La communauté internationale agit notamment auprès des quatre factions – celles de Rajoelina, de Ravalomanana, de Ratsiraka et de Zafy. Lorsque s'est produite la transmission de pouvoir, Tiébilé Dramé était présent et a lu le communiqué, cautionnant ainsi cet acte irrégulier. Là encore, cette décision était la bonne car elle a permis d'éviter que des affrontements armés ne se produisent.

L'Union européenne est représentée à Madagascar par l'ambassadeur de France, l'ambassadeur d'Allemagne et le délégué de la Commission. Le dialogue politique avec les parties prenantes au conflit, mis en place dans le cadre de l'article 8 de la convention de Cotonou, a été repoussé à plusieurs reprises ; il devrait se nouer le 18 mai. Parallèlement, la procédure plus contraignante prévue par l'article 96, qui pourrait déboucher sur des sanctions, devrait se mettre en place.

Pour autant, l'Union européenne doit faire preuve de prudence. S'il est nécessaire de faire pression sur les autorités afin qu'elles s'accordent sur une charte de transition et que soient organisées le plus rapidement possible des élections, nous estimons qu'une interruption de l'aide économique aurait des conséquences dramatiques. Dans un mois, les caisses seront vides et les fonctionnaires ne seront plus payés ; la guerre civile risque d'éclater, alors que les tensions entre les Merinas des hauts plateaux et les côtiers s'exacerbent.

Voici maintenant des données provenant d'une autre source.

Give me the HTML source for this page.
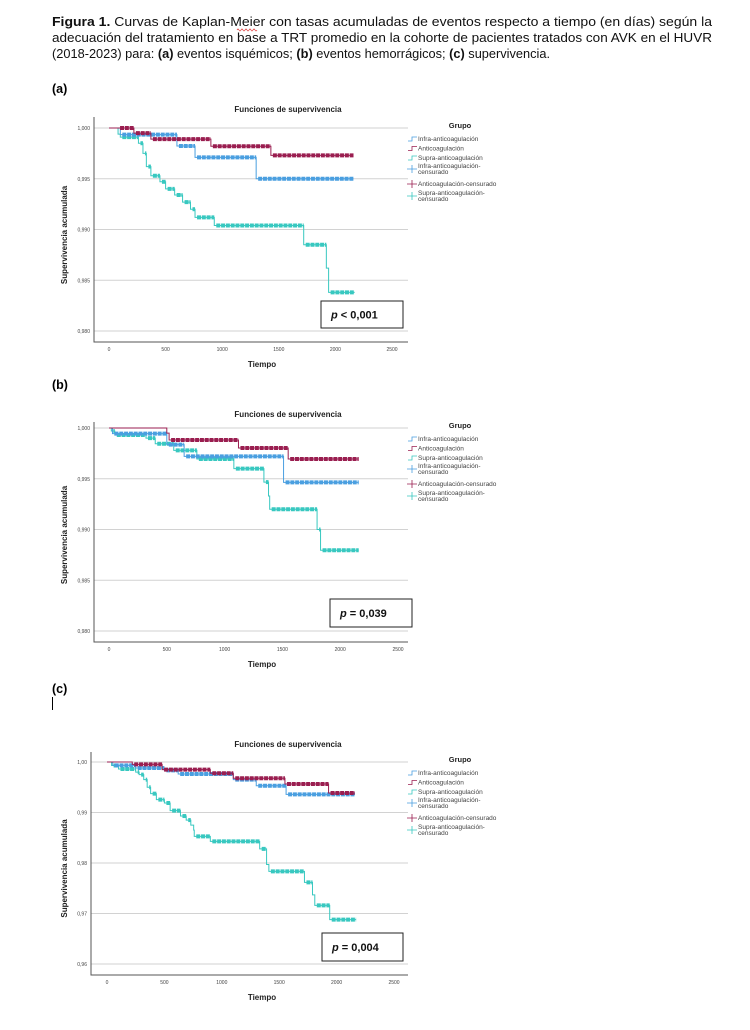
<!DOCTYPE html>
<html><head><meta charset="utf-8"><style>
html,body{margin:0;padding:0;background:#fff;}
svg{display:block;font-family:"Liberation Sans",sans-serif;}
</style></head><body>
<svg id="page" width="750" height="1030" viewBox="0 0 750 1030" xmlns="http://www.w3.org/2000/svg">
<g font-size="12.5" fill="#111">
<text x="52" y="26" textLength="660" lengthAdjust="spacingAndGlyphs"><tspan font-weight="bold">Figura 1.</tspan> Curvas de Kaplan-Meier con tasas acumuladas de eventos respecto a tiempo (en días) según la</text>
<text x="52" y="42" textLength="660" lengthAdjust="spacingAndGlyphs">adecuación del tratamiento en base a TRT promedio en la cohorte de pacientes tratados con AVK en el HUVR</text>
<text x="52" y="58" textLength="498" lengthAdjust="spacingAndGlyphs">(2018-2023) para: <tspan font-weight="bold">(a)</tspan> eventos isquémicos; <tspan font-weight="bold">(b)</tspan> eventos hemorrágicos; <tspan font-weight="bold">(c)</tspan> supervivencia.</text>
<path d="M237 30 q1 -2 2 0 q1 2 2 0 q1 -2 2 0 q1 2 2 0 q1 -2 2 0 q1 2 2 0 q1 -2 2 0 q1 2 2 0 q1 -2 2 0 q1 2 2 0" stroke="#d33" stroke-width="0.7" fill="none"/>
</g>
<text x="52" y="93" font-size="12.5" font-weight="bold">(a)</text>
<text x="52" y="389" font-size="12.5" font-weight="bold">(b)</text>
<text x="52" y="693" font-size="12.5" font-weight="bold">(c)</text>
<line x1="52.5" y1="697" x2="52.5" y2="710" stroke="#000" stroke-width="1"/>
<g id="charts"></g>
</svg>
<script>
// ---- data: step functions [time, survival] ----
const xTicks = [0, 500, 1000, 1500, 2000, 2500];
const groups = ["Infra-anticoagulación", "Anticoagulación", "Supra-anticoagulación"];
const yTicksA = [1.000, 0.995, 0.990, 0.985, 0.980];
const yTickLabelsA = ["1,000", "0,995", "0,990", "0,985", "0,980"];
const yTicksC = [1.00, 0.99, 0.98, 0.97, 0.96];
const yTickLabelsC = ["1,00", "0,99", "0,98", "0,97", "0,96"];

const a_infra = [[0,1],[100,0.99935],[600,0.99823],[760,0.9971],[1300,0.995],[2160,0.995]];
const a_anti = [[0,1],[80,1],[220,0.9995],[370,0.9989],[900,0.9982],[1430,0.9973],[2160,0.9973]];
const a_supra = [[0,1],[80,0.9994],[100,0.9991],[260,0.9985],[300,0.9975],[330,0.9962],[370,0.9953],[450,0.9947],[500,0.9940],[580,0.9934],[650,0.9927],[720,0.9920],[760,0.9912],[930,0.9904],[1720,0.9885],[1920,0.9862],[1940,0.9838],[2170,0.9838]];

const b_infra = [[0,1],[30,0.99944],[500,0.99836],[650,0.9972],[1510,0.99464],[2160,0.99464]];
const b_anti = [[0,1],[500,0.9995],[520,0.99882],[1120,0.99803],[1550,0.99694],[2160,0.99694]];
const b_supra = [[0,1],[20,0.9997],[50,0.99931],[320,0.999],[400,0.99845],[560,0.9978],[760,0.99694],[1080,0.996],[1340,0.99467],[1380,0.9933],[1390,0.992],[1800,0.990],[1830,0.98796],[2160,0.98796]];

const c_infra = [[0,1],[50,0.99934],[250,0.99881],[500,0.99835],[620,0.99762],[1100,0.9965],[1300,0.9953],[1560,0.9936],[2160,0.9936]];
const c_anti = [[0,1],[220,0.99954],[480,0.99848],[900,0.99776],[1100,0.99677],[1550,0.99564],[1930,0.99386],[2160,0.99386]];
const c_supra = [[0,1],[40,0.9993],[100,0.99861],[250,0.998],[280,0.9975],[320,0.9965],[350,0.995],[380,0.99373],[430,0.99254],[500,0.99188],[550,0.99036],[640,0.9893],[690,0.9885],[730,0.9875],[755,0.9865],[760,0.98528],[900,0.98428],[1330,0.9828],[1390,0.9797],[1410,0.97835],[1720,0.97617],[1790,0.9737],[1810,0.97162],[1940,0.96878],[2170,0.96878]];

const colors = ["#4a9fe0", "#9a1e50", "#38c8c0"];

const panels = [
  {id:"a", top:95, axisX:94, x0:109, x2500:392, yTopV:1.000, yTopPx:128, yBotV:0.980, yBotPx:331, base:342, right:408,
   ticks:yTicksA, labels:yTickLabelsA, series:[a_infra,a_anti,a_supra], p:"< 0,001", pbox:[321,301,82,27], legY:139},
  {id:"b", top:400, axisX:94, x0:109, x2500:398, yTopV:1.000, yTopPx:428, yBotV:0.980, yBotPx:631, base:642, right:408,
   ticks:yTicksA, labels:yTickLabelsA, series:[b_infra,b_anti,b_supra], p:"= 0,039", pbox:[330,599,82,28], legY:439},
  {id:"c", top:730, axisX:91, x0:107, x2500:394, yTopV:1.00, yTopPx:762, yBotV:0.96, yBotPx:964, base:975, right:408,
   ticks:yTicksC, labels:yTickLabelsC, series:[c_infra,c_anti,c_supra], p:"= 0,004", pbox:[322,933,81,28], legY:773}
];

const NS = "http://www.w3.org/2000/svg";
const root = document.getElementById("charts");
function mk(tag, attrs, parent, text){
  const e = document.createElementNS(NS, tag);
  for (const k in attrs) e.setAttribute(k, attrs[k]);
  if (text !== undefined) e.textContent = text;
  parent.appendChild(e);
  return e;
}

panels.forEach(P => {
  const g = mk("g", {}, root);
  
  
  const xs = t => P.x0 + t / 2500 * (P.x2500 - P.x0);
  const ys = v => P.yTopPx + (P.yTopV - v) / (P.yTopV - P.yBotV) * (P.yBotPx - P.yTopPx);

  const title = mk("text", {x:288, y:P.top + 17, "font-size":8, "font-weight":"bold", "text-anchor":"middle", fill:"#222"}, g, "Funciones de supervivencia");
  
  

  P.ticks.forEach((v, i) => {
    const gl = mk("line", {x1:P.axisX, x2:P.right, y1:ys(v), y2:ys(v), stroke:"#d2d2d2", "stroke-width":1}, g);
    
    
    const tl = mk("text", {x:P.axisX - 4, y:ys(v) + 2, "font-size":5, "text-anchor":"end", fill:"#444"}, g, P.labels[i]);
    
    
  });
  xTicks.forEach(t => {
    const tl = mk("text", {x:xs(t), y:P.base + 9, "font-size":5, "text-anchor":"middle", fill:"#444"}, g, String(t));
    
    
  });
  const ax = mk("path", {d:`M${P.axisX} ${P.top + 22} V${P.base} H${P.right}`, stroke:"#555", "stroke-width":1, fill:"none"}, g);
  
  

  const yt = mk("text", {transform:`translate(67 ${(P.yTopPx + P.base) / 2}) rotate(-90)`, "font-size":8, "font-weight":"bold", "text-anchor":"middle", fill:"#222"}, g, "Supervivencia acumulada");
  
  
  const xt = mk("text", {x:262, y:P.base + 25, "font-size":8, "font-weight":"bold", "text-anchor":"middle", fill:"#222"}, g, "Tiempo");
  
  

  [2, 0, 1].forEach(si => {
    const s = P.series[si];
    const sg = mk("g", {}, g);
    
    
    let d = `M${xs(s[0][0])} ${ys(s[0][1])}`;
    for (let i = 1; i < s.length; i++) d += ` H${xs(s[i][0])} V${ys(s[i][1])}`;
    const pl = mk("path", {d, stroke:colors[si], "stroke-width":1, fill:"none"}, sg);
    
    
    for (let i = 1; i < s.length; i++) {
      const t0 = s[i][0], t1 = (i + 1 < s.length) ? s[i + 1][0] : s[i][0];
      if (t1 - t0 > 25) {
        const seg = mk("line", {x1:xs(t0) + 2, x2:xs(t1), y1:ys(s[i][1]), y2:ys(s[i][1]), stroke:colors[si], "stroke-width":4, "stroke-dasharray":"4 0.8"}, sg);
        
        
      }
    }
  });

  const [bx, by, bw, bh] = P.pbox;
  const pb = mk("g", {}, g);
  
  
  mk("rect", {x:bx, y:by, width:bw, height:bh, fill:"#fff", stroke:"#222", "stroke-width":1}, pb);
  const pt = mk("text", {x:bx + 10, y:by + bh / 2 + 4, "font-size":11, "font-weight":"bold", fill:"#111"}, pb);
  mk("tspan", {"font-style":"italic"}, pt, "p");
  mk("tspan", {}, pt, " " + P.p);

  const lg = mk("g", {}, g);
  
  
  mk("text", {x:460, y:P.legY - 11, "font-size":7.5, "font-weight":"bold", "text-anchor":"middle", fill:"#222"}, lg, "Grupo");
  const entries = [
    {lines:["Infra-anticoagulación"], c:0, step:true},
    {lines:["Anticoagulación"], c:1, step:true},
    {lines:["Supra-anticoagulación"], c:2, step:true},
    {lines:["Infra-anticoagulación-", "censurado"], c:0, step:false},
    {lines:["Anticoagulación-censurado"], c:1, step:false},
    {lines:["Supra-anticoagulación-", "censurado"], c:2, step:false}
  ];
  const offs = [0, 9.5, 19, 27, 45, 54];
  entries.forEach((e, i) => {
    const y = P.legY + offs[i];
    const eg = mk("g", {}, lg);
    
    
    const iy = e.lines.length > 1 ? y + 3 : y;
    if (e.step) mk("path", {d:`M408 ${iy + 2} H412 V${iy - 2} H417`, stroke:colors[e.c], "stroke-width":0.8, fill:"none"}, eg);
    else mk("path", {d:`M407 ${iy} H417 M412 ${iy - 4} V${iy + 4}`, stroke:colors[e.c], "stroke-width":0.8, fill:"none"}, eg);
    e.lines.forEach((l, k) => mk("text", {x:418, y:y + 2 + k * 6, "font-size":6.5, fill:"#444"}, eg, l));
  });
});
</script>
</body></html>
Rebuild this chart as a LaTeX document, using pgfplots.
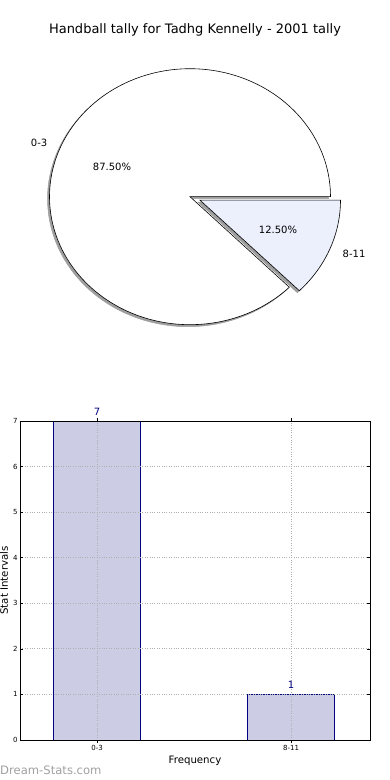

La France a, la première, suggéré la création d'un groupe de contact international sur Madagascar. Un conseil consultatif s'est réuni pour la première fois à Addis-Abeba : présidé par l'Union africaine, il réunit l'OIF, la Commission de l'océan Indien, les membres permanents et les membres africains du Conseil de sécurité des Nations unies, ainsi que la SADC. Cette dernière, représentée par le ministre des affaires étrangères du Swaziland, s'est opposée aux autres organisations.

Le texte adopté fournit à la communauté internationale une base pour accompagner la transition et faire pression sur les parties, dans le respect de la souveraineté malgache. Il réitère la condamnation du changement de pouvoir anticonstitutionnel mais, contrairement à ce que souhaitait la SADC, ne prône pas le retour au pouvoir de Marc Ravalomanana ; il préconise la poursuite du dialogue national, avec l'aide des facilitateurs, et la tenue d'élections à court terme ; il appelle au maintien de l'aide humanitaire ; enfin, il condamne les violences et les incitations à la violence dont ont pu se rendre coupables les partisans de Marc Ravalomanana, comme Manandafy Rakotonirina, son « Premier ministre », arrêté, depuis, dans des conditions critiquables.

La sortie de crise devra peut-être passer par une réforme de la Constitution. Autant nous trouvons contestable de modifier la condition d'âge pour se présenter à la présidence, autant l'obligation d'être né de père et de mère malgache pourrait être utilement supprimée.

La France est plus que réservée à l'égard d'une candidature d'Andry Rajoelina à la présidence. Nous tentons de le convaincre que ce ne serait pas là son intérêt. Par principe, nous considérons qu'il n'appartient pas à ceux qui gèrent une transition démocratique de se présenter aux élections. Le président de la Haute autorité de transition n'a que 35 ans.